03 fevereiro 2011

Snow_Child

Meados de Inverno – invencível, imaculado. O conde e a sua mulher vão a cavalo, ele numa égua cinzenta, ela numa preta, ela envolta em brilhantes peles de raposas pretas; e levava botas cintilantes, pretas, altas, com saltos escarlates e esporas. Neve fresca caía sobre neve já caída; quando parou, o mundo inteiro estava branco.
- Gostaria de ter uma menina tão branca como a neve -, diz o conde. Continuam a cavalgar. Chegam a um buraco na neve, este buraco está cheio de sangue. Ele diz:
- Gostaria de ter uma menina tão vermelha como o sangue.
Continuam a cavalgar, está um corvo pousado num ramo nu.
- Gostaria de ter uma menina tão negra como as penas do corvo.
Assim que acabou a sua descrição, ali estava ela, ao lado da estrada, pele branca, boca vermelha, cabelo negro e completamente nua; era a filha do seu desejo e a condessa odiou-a. O conde pegou nela e sentou-a à sua frente na sela, mas a condessa só pensava numa coisa: «Como é que eu me vou livrar dela?»
A condessa deixou cair a luva na neve e disse à rapariga que descesse e a procurasse; tencionava ir a galope e deixá-la ali mas o conde disse:
- Comprar-te-ei luvas novas.
Naquele momento, as peles saltaram dos ombros da condessa e enrolaram-se em volta da rapariga nua.

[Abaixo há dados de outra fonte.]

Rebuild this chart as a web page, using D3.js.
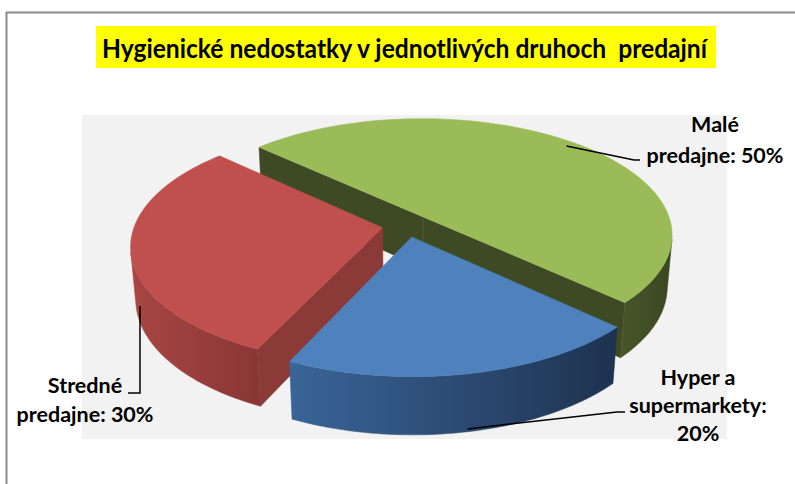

Depois a condessa deitou o seu broche de diamantes através do gelo para um lago gelado:
- Mergulha e vai buscá-lo – disse ela; pensava que a rapariga se afogaria. Mas o conde disse:
- Ela é peixe, para nadar com um tempo tão frio?
Nessa altura as botas saltaram dos pés da condessa e enfiaram-se nas pernas da rapariga. A condessa estava agora nua que nem um osso e a rapariga cheia de peles e com botas. O conde teve pena da mulher. Chegaram a uma roseira toda em flor.
- Apanha-me uma - disse a condessa à rapariga.
- Isso eu não te posso negar – disse o conde.
E assim a rapariga apanha uma rosa, pica-se no dedo com um espinho, sangra, grita, cai.
Chorando, o conde descedo cavalo, desabotoa as calças e lança o seu membro viril dentro da rapariga morta. A condessa dominou a égua que batia com os cascos e olhou-o de perto, ele acabou em breve.
A rapariga começou então a derreter. Em breve nada mais restava dela a não ser a pena que algum pássaro possa ter deixado cair, uma mancha de sangue, qual trilho de uma raposa na neve, e a rosa que ela tinha arrancado. A condessa tinha de novo toda a sua roupa. Com a sua longa mão, acariciou as peles. O conde apanhou a rosa, fez uma vénia e entregou-a à mulher: quando ela lhe tocou, deixou-a cair.
- Ela morde! – disse.

Angela Carter The Bloody Chamber 1979 publicado na colecção ficção científica da Caminho 1991 Pag.133/4 tradução de Mª Adélia Silva Melo.

2 comentários:

João Roque disse...

Que delícia de post...
Que "malícia" de texto!

paulo disse...

muito a propósito! se bem que os sol dos últimos dias tem dado outros ares, outras temperaturas e cores aos pequenos.